Source code of charts
* Start *
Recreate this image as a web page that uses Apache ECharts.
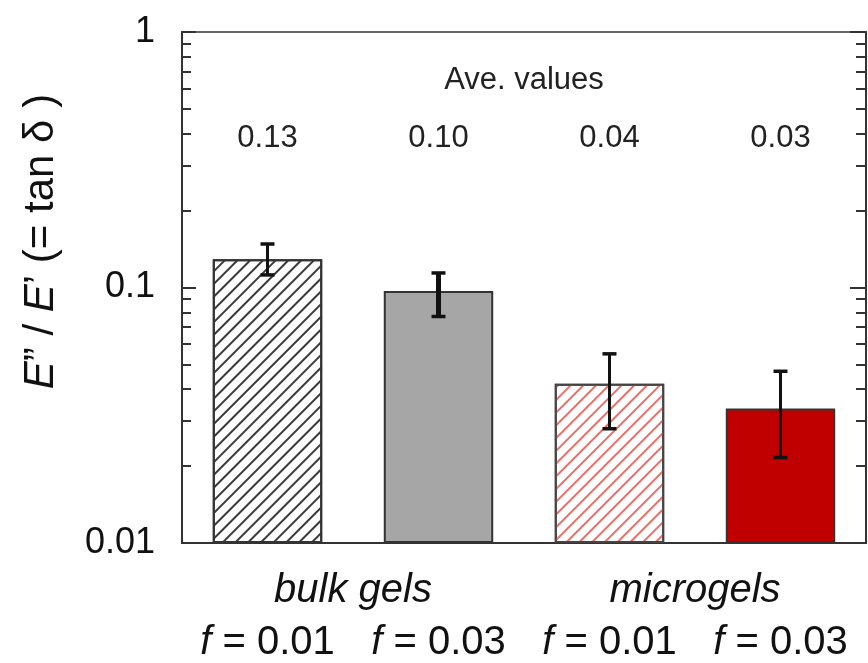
<!DOCTYPE html>
<html>
<head>
<meta charset="utf-8">
<script src="https://cdn.jsdelivr.net/npm/echarts@6/dist/echarts.min.js"></script>
<style>
html,body{margin:0;padding:0;background:#fff;}
#c{width:868px;height:663px;}
</style>
</head>
<body>
<div id="c"></div>
<script>
// ---- data ----
const categories = ['f = 0.01', 'f = 0.03', 'f = 0.01 ', 'f = 0.03 '];
const groups = ['bulk gels', 'microgels'];
const values = [0.129, 0.097, 0.042, 0.0336];
const errHigh = [0.148, 0.114, 0.055, 0.047];
const errLow = [0.112, 0.077, 0.028, 0.0216];
const aveLabels = ['0.13', '0.10', '0.04', '0.03'];
const majorTicks = [0.01, 0.1, 1];
const minorTicks = [0.02,0.03,0.04,0.05,0.06,0.07,0.08,0.09,0.2,0.3,0.4,0.5,0.6,0.7,0.8,0.9];
const Y_MIN = 0.01, Y_MAX = 1;

// ---- styles ----
const FONT = '"Liberation Sans", Arial, sans-serif';
const hatch = (c) => ({symbol:'rect', symbolSize:1, dashArrayX:[1,0], dashArrayY:[1.6,6.2], rotation: -Math.PI/4, color:c});
const barStyles = [
  {color:'#ffffff', borderColor:'#333', borderWidth:2, decal: hatch('#3a3a3a')},
  {color:'#a6a6a6', borderColor:'#333', borderWidth:2},
  {color:'#ffffff', borderColor:'#444', borderWidth:2, decal: hatch('#e8706a')},
  {color:'#c00000', borderColor:'#333', borderWidth:2}
];
const errWidths = [3, 5, 3, 3];

const chart = echarts.init(document.getElementById('c'), null, {renderer:'canvas'});

const yBase = {type:'log', logBase:10, min:Y_MIN, max:Y_MAX, splitLine:{show:false}, gridIndex:0};

chart.setOption({
  animation:false,
  grid:{left:182, right:2, top:32, bottom:119, show:true, borderColor:'#333', borderWidth:1.5},
  graphic:[{type:'text', x:524, y:80, style:{text:'Ave. values', fontSize:31, fontFamily:FONT, fill:'#222', align:'center', verticalAlign:'middle'}}],
  xAxis:[
    {type:'category', data:categories, position:'bottom', boundaryGap:true,
     axisLine:{lineStyle:{color:'#333', width:2}}, axisTick:{show:false},
     axisLabel:{interval:0, margin:80, fontSize:40, color:'#111', fontFamily:FONT,
       formatter:(v)=>'{i|f} = ' + v.replace('f = ','').trim(),
       rich:{i:{fontStyle:'italic', fontSize:40, fontFamily:FONT, color:'#111'}}}},
    {type:'category', data:groups, position:'bottom', boundaryGap:true,
     axisLine:{show:false}, axisTick:{show:false},
     axisLabel:{interval:0, margin:28, fontSize:40, fontStyle:'italic', color:'#111', fontFamily:FONT}},
    {type:'category', data:aveLabels, position:'top', boundaryGap:true,
     axisLine:{show:false}, axisTick:{show:false},
     axisLabel:{interval:0, margin:-122, fontSize:31, color:'#222', fontFamily:FONT}}
  ],
  yAxis:[
    Object.assign({}, yBase, {position:'left',
      axisLine:{show:true, lineStyle:{color:'#333', width:2}},
      axisTick:{show:true, inside:true, length:14, customValues:majorTicks, lineStyle:{color:'#333', width:2}},
      axisLabel:{margin:27, fontSize:36, color:'#111', fontFamily:FONT, customValues:majorTicks,
        formatter:(v)=>String(+Number(v).toPrecision(1))},
      name:'{i|E}” / {i|E}’ (= tan δ )', nameLocation:'middle', nameGap:120,
      nameTextStyle:{fontSize:42, color:'#111', fontFamily:FONT, padding:[0,0,0,92],
        rich:{i:{fontStyle:'italic', fontSize:42, fontFamily:FONT, color:'#111'}}}}),
    Object.assign({}, yBase, {position:'left',
      axisLine:{show:false},
      axisTick:{show:true, inside:true, length:9, customValues:minorTicks, lineStyle:{color:'#333', width:2}},
      axisLabel:{show:false}}),
    Object.assign({}, yBase, {position:'right',
      axisLine:{show:true, lineStyle:{color:'#333', width:2}},
      axisTick:{show:true, inside:true, length:16, customValues:majorTicks, lineStyle:{color:'#333', width:2}},
      axisLabel:{show:false}}),
    Object.assign({}, yBase, {position:'right',
      axisLine:{show:false},
      axisTick:{show:true, inside:true, length:10, customValues:minorTicks, lineStyle:{color:'#333', width:2}},
      axisLabel:{show:false}})
  ],
  series:[
    {type:'bar', stack:'b', xAxisIndex:0, yAxisIndex:0, barWidth:'64%', silent:true,
     itemStyle:{color:'rgba(0,0,0,0)'}, data: values.map(()=>Y_MIN)},
    {type:'bar', stack:'b', xAxisIndex:0, yAxisIndex:0, barWidth:'64%',
     data: values.map((v,i)=>({value:v - Y_MIN, itemStyle:barStyles[i]}))},
    {type:'custom', xAxisIndex:0, yAxisIndex:0, z:5,
     data: categories.map((c,i)=>[i, errLow[i], errHigh[i]]),
     renderItem:(params, api)=>{
       const i = api.value(0);
       const lo = api.coord([i, api.value(1)]);
       const hi = api.coord([i, api.value(2)]);
       const w = errWidths[params.dataIndex];
       const cap = 7;
       const st = {stroke:'#111', lineWidth:w};
       const cst = {stroke:'#111', lineWidth:3.5};
       return {type:'group', children:[
         {type:'line', shape:{x1:lo[0], y1:lo[1], x2:hi[0], y2:hi[1]}, style:st},
         {type:'line', shape:{x1:hi[0]-cap, y1:hi[1], x2:hi[0]+cap, y2:hi[1]}, style:cst},
         {type:'line', shape:{x1:lo[0]-cap, y1:lo[1], x2:lo[0]+cap, y2:lo[1]}, style:cst}
       ]};
     }}
  ]
});
</script>
</body>
</html>
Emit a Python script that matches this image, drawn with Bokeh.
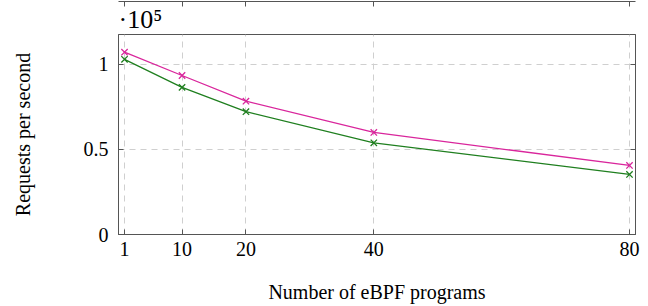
* End *
■ **TASK TO CARRY OUT**: Leave out the pictures and output every record above precisely as given.

■ **SOLUTION BELOW**:
Recreate this image as a web page that uses Apache ECharts.
<!DOCTYPE html>
<html>
<head>
<meta charset="utf-8">
<script src="https://cdn.jsdelivr.net/npm/echarts@6/dist/echarts.min.js"></script>
<style>
html,body{margin:0;padding:0;background:#fff;}
#c{width:868px;height:663px;}
</style>
</head>
<body>
<div id="c"></div>
<script>
// ---- data ----
const categories = ['f = 0.01', 'f = 0.03', 'f = 0.01 ', 'f = 0.03 '];
const groups = ['bulk gels', 'microgels'];
const values = [0.129, 0.097, 0.042, 0.0336];
const errHigh = [0.148, 0.114, 0.055, 0.047];
const errLow = [0.112, 0.077, 0.028, 0.0216];
const aveLabels = ['0.13', '0.10', '0.04', '0.03'];
const majorTicks = [0.01, 0.1, 1];
const minorTicks = [0.02,0.03,0.04,0.05,0.06,0.07,0.08,0.09,0.2,0.3,0.4,0.5,0.6,0.7,0.8,0.9];
const Y_MIN = 0.01, Y_MAX = 1;

// ---- styles ----
const FONT = '"Liberation Sans", Arial, sans-serif';
const hatch = (c) => ({symbol:'rect', symbolSize:1, dashArrayX:[1,0], dashArrayY:[1.6,6.2], rotation: -Math.PI/4, color:c});
const barStyles = [
  {color:'#ffffff', borderColor:'#333', borderWidth:2, decal: hatch('#3a3a3a')},
  {color:'#a6a6a6', borderColor:'#333', borderWidth:2},
  {color:'#ffffff', borderColor:'#444', borderWidth:2, decal: hatch('#e8706a')},
  {color:'#c00000', borderColor:'#333', borderWidth:2}
];
const errWidths = [3, 5, 3, 3];

const chart = echarts.init(document.getElementById('c'), null, {renderer:'canvas'});

const yBase = {type:'log', logBase:10, min:Y_MIN, max:Y_MAX, splitLine:{show:false}, gridIndex:0};

chart.setOption({
  animation:false,
  grid:{left:182, right:2, top:32, bottom:119, show:true, borderColor:'#333', borderWidth:1.5},
  graphic:[{type:'text', x:524, y:80, style:{text:'Ave. values', fontSize:31, fontFamily:FONT, fill:'#222', align:'center', verticalAlign:'middle'}}],
  xAxis:[
    {type:'category', data:categories, position:'bottom', boundaryGap:true,
     axisLine:{lineStyle:{color:'#333', width:2}}, axisTick:{show:false},
     axisLabel:{interval:0, margin:80, fontSize:40, color:'#111', fontFamily:FONT,
       formatter:(v)=>'{i|f} = ' + v.replace('f = ','').trim(),
       rich:{i:{fontStyle:'italic', fontSize:40, fontFamily:FONT, color:'#111'}}}},
    {type:'category', data:groups, position:'bottom', boundaryGap:true,
     axisLine:{show:false}, axisTick:{show:false},
     axisLabel:{interval:0, margin:28, fontSize:40, fontStyle:'italic', color:'#111', fontFamily:FONT}},
    {type:'category', data:aveLabels, position:'top', boundaryGap:true,
     axisLine:{show:false}, axisTick:{show:false},
     axisLabel:{interval:0, margin:-122, fontSize:31, color:'#222', fontFamily:FONT}}
  ],
  yAxis:[
    Object.assign({}, yBase, {position:'left',
      axisLine:{show:true, lineStyle:{color:'#333', width:2}},
      axisTick:{show:true, inside:true, length:14, customValues:majorTicks, lineStyle:{color:'#333', width:2}},
      axisLabel:{margin:27, fontSize:36, color:'#111', fontFamily:FONT, customValues:majorTicks,
        formatter:(v)=>String(+Number(v).toPrecision(1))},
      name:'{i|E}” / {i|E}’ (= tan δ )', nameLocation:'middle', nameGap:120,
      nameTextStyle:{fontSize:42, color:'#111', fontFamily:FONT, padding:[0,0,0,92],
        rich:{i:{fontStyle:'italic', fontSize:42, fontFamily:FONT, color:'#111'}}}}),
    Object.assign({}, yBase, {position:'left',
      axisLine:{show:false},
      axisTick:{show:true, inside:true, length:9, customValues:minorTicks, lineStyle:{color:'#333', width:2}},
      axisLabel:{show:false}}),
    Object.assign({}, yBase, {position:'right',
      axisLine:{show:true, lineStyle:{color:'#333', width:2}},
      axisTick:{show:true, inside:true, length:16, customValues:majorTicks, lineStyle:{color:'#333', width:2}},
      axisLabel:{show:false}}),
    Object.assign({}, yBase, {position:'right',
      axisLine:{show:false},
      axisTick:{show:true, inside:true, length:10, customValues:minorTicks, lineStyle:{color:'#333', width:2}},
      axisLabel:{show:false}})
  ],
  series:[
    {type:'bar', stack:'b', xAxisIndex:0, yAxisIndex:0, barWidth:'64%', silent:true,
     itemStyle:{color:'rgba(0,0,0,0)'}, data: values.map(()=>Y_MIN)},
    {type:'bar', stack:'b', xAxisIndex:0, yAxisIndex:0, barWidth:'64%',
     data: values.map((v,i)=>({value:v - Y_MIN, itemStyle:barStyles[i]}))},
    {type:'custom', xAxisIndex:0, yAxisIndex:0, z:5,
     data: categories.map((c,i)=>[i, errLow[i], errHigh[i]]),
     renderItem:(params, api)=>{
       const i = api.value(0);
       const lo = api.coord([i, api.value(1)]);
       const hi = api.coord([i, api.value(2)]);
       const w = errWidths[params.dataIndex];
       const cap = 7;
       const st = {stroke:'#111', lineWidth:w};
       const cst = {stroke:'#111', lineWidth:3.5};
       return {type:'group', children:[
         {type:'line', shape:{x1:lo[0], y1:lo[1], x2:hi[0], y2:hi[1]}, style:st},
         {type:'line', shape:{x1:hi[0]-cap, y1:hi[1], x2:hi[0]+cap, y2:hi[1]}, style:cst},
         {type:'line', shape:{x1:lo[0]-cap, y1:lo[1], x2:lo[0]+cap, y2:lo[1]}, style:cst}
       ]};
     }}
  ]
});
</script>
</body>
</html>
Emit a Python script that matches this image, drawn with Bokeh.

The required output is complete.